Depending on the material, walnut scale sprays are applied either at delayed dormant (typically March) or after crawlers have emerged (typically May), the researchers said. In this trial, rain postponed the delayed dormant treatment until April 8, when the researchers applied the insect growth regulators (IGRs) Seize 35WP and Centaur 70. Treatments targeting crawlers were sprayed on May 6 at early crawler emergence. Sprays were applied using a hand held orchard sprayer at about 200 gallons per acre. The researchers counted the walnut scale crawlers on the sticky tape from May 5 to June 2 in a lab.

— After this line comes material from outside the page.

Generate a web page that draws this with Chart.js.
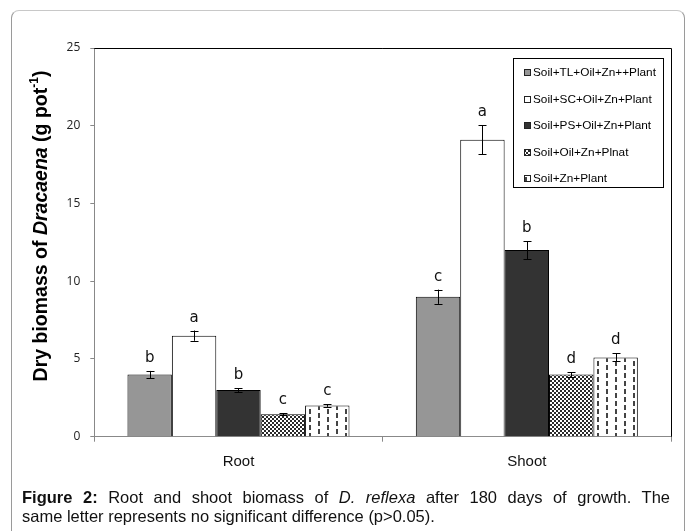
<!DOCTYPE html>
<html>
<head>
<meta charset="utf-8">
<script src="https://cdn.jsdelivr.net/npm/chart.js@4.4.0/dist/chart.umd.min.js"></script>
<style>
  html, body { margin: 0; padding: 0; background: #fff; }
  #wrap { position: relative; width: 685px; height: 531px; overflow: hidden; }
  #frame { position: absolute; left: 11px; top: 10px; width: 674px; height: 560px;
           border: 1px solid #9a9a9a; border-top-color: #c8c8c8; border-radius: 8px; box-sizing: border-box; }
  #c { position: absolute; left: 0; top: 0; }
  #cap { position: absolute; left: 22px; top: 488px; width: 648px; font-family: "Liberation Sans", Arial, sans-serif;
         font-size: 16.5px; line-height: 19px; color: #111; }
  #cap .l1 { text-align: justify; text-align-last: justify; white-space: nowrap; }
  #cap .l2 { white-space: nowrap; }
</style>
</head>
<body>
<div id="wrap">
  <div id="frame"></div>
  <canvas id="c" width="685" height="531"></canvas>
  <div id="cap"><div class="l1"><b>Figure 2:</b> Root and shoot biomass of <i>D. reflexa</i> after 180 days of growth. The</div><div class="l2">same letter represents no significant difference (p&gt;0.05).</div></div>
</div>
<script>
// ---- data ----
const categories = ['Root', 'Shoot'];
const seriesNames = ['Soil+TL+Oil+Zn++Plant', 'Soil+SC+Oil+Zn+Plant', 'Soil+PS+Oil+Zn+Plant', 'Soil+Oil+Zn+Plnat', 'Soil+Zn+Plant'];
const tlValues    = [4.0, 9.0];
const scValues    = [6.5, 19.1];
const psValues    = [3.0, 12.0];
const oilZnValues = [1.45, 4.0];
const znValues    = [2.0, 5.1];
const tlErr    = [0.23, 0.46];
const scErr    = [0.33, 0.94];
const psErr    = [0.12, 0.57];
const oilZnErr = [0.06, 0.15];
const znErr    = [0.08, 0.26];
const tlLetters    = ['b', 'c'];
const scLetters    = ['a', 'a'];
const psLetters    = ['b', 'b'];
const oilZnLetters = ['c', 'd'];
const znLetters    = ['c', 'd'];
const yTicks = [0, 5, 10, 15, 20, 25];

// ---- patterns ----
function makePattern(w, h, draw) {
  const c = document.createElement('canvas'); c.width = w; c.height = h;
  const x = c.getContext('2d'); draw(x);
  return document.getElementById('c').getContext('2d').createPattern(c, 'repeat');
}
const checker = makePattern(4, 4, x => {
  x.fillStyle = '#2a2a2a'; x.fillRect(0, 0, 4, 4);
  x.fillStyle = '#ffffff'; x.fillRect(0, 0, 2, 2); x.fillRect(2, 2, 2, 2);
});
const dashes = makePattern(18, 16, x => {
  x.fillStyle = '#ffffff'; x.fillRect(0, 0, 18, 16);
  x.fillStyle = '#444444';
  x.fillRect(3, 1, 2, 5); x.fillRect(3, 9, 2, 5);
  x.fillRect(12, 5, 2, 5); x.fillRect(12, 13, 2, 3); x.fillRect(12, 0, 2, 2);
});

const fills = ['#969696', '#ffffff', '#333333', checker, dashes];
const valueSets = [tlValues, scValues, psValues, oilZnValues, znValues];
const errSets = [tlErr, scErr, psErr, oilZnErr, znErr];
const letterSets = [tlLetters, scLetters, psLetters, oilZnLetters, znLetters];

const datasets = seriesNames.map((n, i) => ({
  label: n, data: valueSets[i], backgroundColor: fills[i],
  borderColor: '#000', borderWidth: 1, borderSkipped: 'bottom',
  categoryPercentage: 0.77, barPercentage: 1.0
}));

const extras = {
  id: 'extras',
  afterDatasetsDraw(chart) {
    const ctx = chart.ctx, ys = chart.scales.y, a = chart.chartArea;
    ctx.save();
    // frame top/right
    ctx.strokeStyle = '#000'; ctx.lineWidth = 1;
    ctx.beginPath();
    ctx.moveTo(a.left, a.top + 0.5); ctx.lineTo(a.right + 0.5, a.top + 0.5); ctx.lineTo(a.right + 0.5, a.bottom);
    ctx.stroke();
    // error bars and letters
    chart.data.datasets.forEach((ds, i) => {
      const meta = chart.getDatasetMeta(i);
      meta.data.forEach((bar, j) => {
        const v = valueSets[i][j], e = errSets[i][j];
        const yt = ys.getPixelForValue(v + e), yb = ys.getPixelForValue(v - e);
        const x = Math.round(bar.x) + 0.5;
        ctx.strokeStyle = '#000'; ctx.lineWidth = 1;
        ctx.beginPath();
        ctx.moveTo(x, yt); ctx.lineTo(x, yb);
        ctx.moveTo(x - 4, Math.round(yt) + 0.5); ctx.lineTo(x + 4, Math.round(yt) + 0.5);
        ctx.moveTo(x - 4, Math.round(yb) + 0.5); ctx.lineTo(x + 4, Math.round(yb) + 0.5);
        ctx.stroke();
        ctx.fillStyle = '#111';
        ctx.font = '15px "DejaVu Sans", sans-serif';
        ctx.textAlign = 'center'; ctx.textBaseline = 'alphabetic';
        ctx.fillText(letterSets[i][j], bar.x, yt - 9);
      });
    });
    // legend
    const lx = 513.5, ly = 58.5, lw = 150, lh = 129;
    ctx.fillStyle = '#fff'; ctx.fillRect(lx, ly, lw, lh);
    ctx.strokeStyle = '#000'; ctx.strokeRect(lx, ly, lw, lh);
    ctx.font = '11.8px "Liberation Sans", Arial, sans-serif';
    ctx.textAlign = 'left'; ctx.textBaseline = 'middle';
    seriesNames.forEach((n, i) => {
      const cy = 72 + i * 26.5;
      ctx.fillStyle = fills[i];
      ctx.fillRect(524, Math.round(cy) - 3, 7, 7);
      ctx.strokeStyle = '#222';
      ctx.strokeRect(524.5, Math.round(cy) - 2.5, 6, 6);
      ctx.fillStyle = '#000';
      ctx.fillText(n, 533, cy + 1);
    });
    // y title
    ctx.save();
    ctx.translate(42, 226);
    ctx.rotate(-Math.PI / 2);
    const F = '"Liberation Sans", Arial, sans-serif';
    const parts = [
      ['bold 19.5px ' + F, 'Dry biomass of ', 0],
      ['bold italic 19.5px ' + F, 'Dracaena', 0],
      ['bold 19.5px ' + F, ' (g pot', 0],
      ['bold 12px ' + F, '-1', -7],
      ['bold 19.5px ' + F, ')', 0]
    ];
    let total = 0;
    parts.forEach(p => { ctx.font = p[0]; total += ctx.measureText(p[1]).width; });
    let px = -total / 2;
    ctx.fillStyle = '#000'; ctx.textAlign = 'left'; ctx.textBaseline = 'middle';
    parts.forEach(p => { ctx.font = p[0]; ctx.fillText(p[1], px, p[2]); px += ctx.measureText(p[1]).width; });
    ctx.restore();
    ctx.restore();
  }
};

new Chart(document.getElementById('c'), {
  type: 'bar',
  data: { labels: categories, datasets },
  options: {
    responsive: false, animation: false,
    layout: { padding: { left: 0, top: 48, right: 14, bottom: 54.3 } },
    plugins: { legend: { display: false }, tooltip: { enabled: false } },
    scales: {
      x: {
        grid: { drawOnChartArea: false, drawTicks: true, tickLength: 5, offset: true, color: '#888' },
        border: { color: '#888' },
        ticks: { font: { family: '"Liberation Sans", Arial, sans-serif', size: 15 }, color: '#111', padding: 11 },
        afterFit: s => { s.height = 40; }
      },
      y: {
        min: 0, max: 25,
        afterBuildTicks: s => { s.ticks = yTicks.map(v => ({ value: v })); },
        grid: { drawOnChartArea: false, drawTicks: true, tickLength: 4, color: '#888' },
        border: { color: '#888' },
        ticks: { font: { family: '"Open Sans", sans-serif', size: 12 }, color: '#222', padding: 10 },
        afterFit: s => { s.width = 94.3; }
      }
    }
  },
  plugins: [extras]
});
</script>
</body>
</html>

To determine possible delayed effects from the insecticides, they sampled lateral branch sections from each tree in January, 2015, for live overwintering second instar and adult female walnut scale.

Here’s a summary of their findings:

Spring/Early June, 2014, trials

  • Centaur 70WDG applied post delayed dormant provided excellent control. It had significantly lower walnut scale than all materials applied at crawler timing and lower scale than Seize 35WP, the standard delayed dormant material, which provided acceptable control.

  • Assail 30SG (high rate), Centaur 70WDG, and Brigadier 2EC applied at crawler timing provided acceptable control.

  • Assail 30WG at the low rate, Movento 2SC, and Sequoia 2SC were not significantly different from the untreated control.

January 2015 Follow-up:

  • Centaur 70WDG and Seize 35WP (delayed dormant application) and Movento 2SC, Centaur 70WDG, and Brigadier 2EC (crawler application) provided excellent long-term walnut scale control at eight months after application

  • Sequoia 2SC and Assail 30SG at the high and low rate were not significantly different from the untreated check.